Otro año más, como ocurre cada mes de septiembre, en la localidad vallisoletana de Tordesillas se ha escenificado el maltrato animal elevándolo a la categoría de fiesta. Con la única explicación válida a favor de la tradición, se ha ejecutado (nunca mejor dicho) el cruel espectáculo aireado como el “Toro de la Vega”. El ritual ya es de sobra conocido: varias decenas de valientes a caballo, armados de lanzas de casi tres metros (de ahí les puede venir la valentía), persiguen un toro hostigándole y picándole hasta acabar con su vida. La víctima este año se llamaba “Elegido” -siniestro nombre, teniendo cuenta el destino que le esperaba-, y al valiente y joven lancero que acabó con él le agraciaron con el rabo por su “extraordinaria faena”, siendo ovacionado como un auténtico héroe.
Observar como un animal es perseguido por decenas de jinetes armados con picas, hasta campo abierto, donde le rodean y le lancean hasta que cae muerto, es una exhibición tan salvaje que no se puede permitir sólo por el hecho de que la antigüedad de este deprimente y salvaje espectáculo se remonte a la Edad Media. Tordesillas convierte así su fiesta en una degradación, en una crueldad, y eso, se mire como se mire, nunca podrá ser una fiesta en un país medianamente civilizado.
Las muchas personas que ese día se sentaron en las calles de Tordesillas para impedir que el toro llegara a la campa donde le esperaban los lancenos, forman parte de la sociedad del siglo XXI con unos códigos éticos, unos valores cívicos y una educación en el respeto a la naturaleza muy alejados de la Europa del Medievo.
Insisto, el pasado martes 16 de septiembre, una parte importante de la población de Tordesillas comandada por unos cuantos jinetes que cabalgaban lanza en ristre, festejó como viene siendo habitual cada año, una despiadada y brutal representación a costa de un toro de 600 kilos de peso, al que torturaron hasta la muerte sin que ni siquiera una manifestación animalista, que en contraposición se celebraba en aquellos momentos, pudiera impedirlo o, cuanto menos, lograra posibilitar una muerte exenta de sufrimiento al astado.

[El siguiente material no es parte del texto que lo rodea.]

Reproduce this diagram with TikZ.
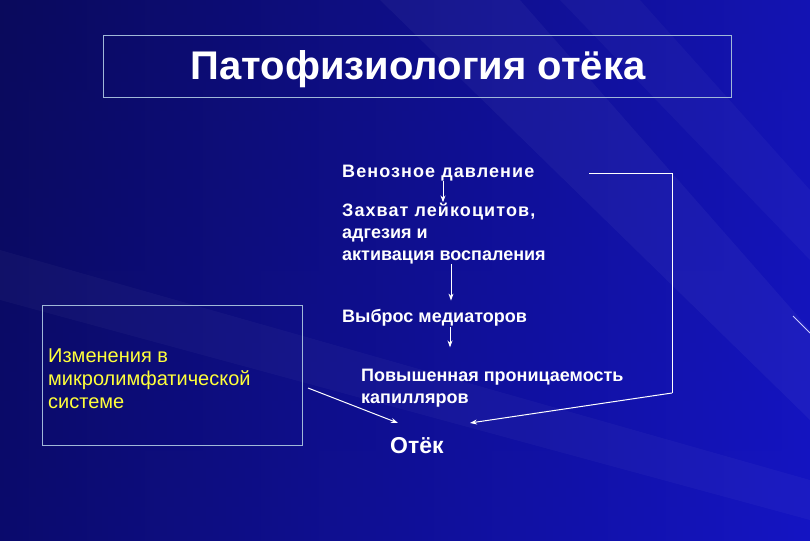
\documentclass[tikz,border=0pt]{standalone}
\usepackage{fontspec}
\setmainfont{Liberation Sans}
\usetikzlibrary{calc,arrows.meta}

\definecolor{bgdark}{HTML}{0A0A5C}
\definecolor{bgmid}{HTML}{0D0D94}
\definecolor{bgblue}{HTML}{1818D8}
\definecolor{framecol}{HTML}{A0B8D8}
\definecolor{txtyellow}{HTML}{FFFF3A}

\tikzset{
  frame/.style={draw=framecol, line width=0.8pt},
  lbl/.style={text=white, font=\fontsize{18}{22}\selectfont\bfseries, align=left, inner sep=0pt, anchor=base west},
  arr/.style={white, line width=1pt, -{Stealth[length=7pt,width=5pt]}},
}
\newcommand{\spaced}{\addfontfeatures{LetterSpace=6}}

\begin{document}
\begin{tikzpicture}[x=1pt,y=-1pt]
  \useasboundingbox (0,0) rectangle (810,540);
  % background
  \shade[top color=bgdark, bottom color=bgmid] (0,0) rectangle (810,540);
  \shade[left color=bgdark, right color=bgblue, opacity=0.7] (0,0) rectangle (810,540);
  \fill[white, opacity=0.04] (380,0) -- (520,0) -- (810,330) -- (810,420) -- cycle;
  \fill[white, opacity=0.03] (560,0) -- (640,0) -- (810,190) -- (810,260) -- cycle;
  \fill[white, opacity=0.03] (0,250) -- (0,300) -- (810,520) -- (810,480) -- cycle;
  \draw[white!80!blue, line width=1pt] (793,316) -- (810,333);

  % title
  \draw[frame] (103,35) rectangle (731,97);
  \node[text=white, font=\fontsize{40}{44}\selectfont\bfseries, inner sep=0pt, anchor=base] (title) at (418,80) {Патофизиология отёка};

  % chain
  \node[lbl] (ven) at (342,177) {\spaced Венозное давление};
  \node[lbl] (zah) at (342,260) {{\spaced Захват лейкоцитов,}\\адгезия и\\активация воспаления};
  \node[lbl] (vyb) at (342,322) {Выброс медиаторов};
  \node[lbl] (pov) at (361,403) {Повышенная проницаемость\\капилляров};
  \node[text=white, font=\fontsize{23}{26}\selectfont\bfseries, inner sep=0pt, anchor=base west] (otek) at (390,453) {Отёк};

  % left box
  \draw[frame] (42,305) rectangle (302,445);
  \node[text=txtyellow, font=\fontsize{20}{23}\selectfont, align=left, inner sep=0pt, anchor=base west] (lymph) at (48,408) {Изменения в\\микролимфатической\\системе};

  % arrows
  \draw[arr] ($(ven.base west)+(101,4)$) -- ($(zah.north west)+(101,0)$);
  \draw[arr] ($(zah.south west)+(109,0)$) -- ($(vyb.north west)+(109,-8)$);
  \draw[arr] ($(vyb.base west)+(108,5)$) -- ($(pov.north west)+(89,-21)$);
  \coordinate (fbA) at (589,173);
  \coordinate (fbB) at (672,173);
  \coordinate (fbC) at (672,393);
  \coordinate (tipR) at (470,423);
  \coordinate (tailL) at (308,388);
  \coordinate (tipL) at (398,423);
  \draw[white, line width=1pt] (fbA) -- (fbB) -- (fbC);
  \draw[arr] (fbC) -- (tipR);
  \draw[arr] (tailL) -- (tipL);
\end{tikzpicture}
\end{document}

Obviamente, queda todavía mucho camino que recorrer para que nuestro país se pueda incorporar a la modernidad y a esa tarea estamos llamados desde un marcado respeto y, desde luego, sin acciones tan violentas como esta. Ante espectáculos tan deprimentes como este, muchos aficionados a las corridas de toros terminarán declarándose antitaurinos. Y yo, como muchos otros, con permiso de la autoridad competente, no queremos ni podemos quedarnos atrás.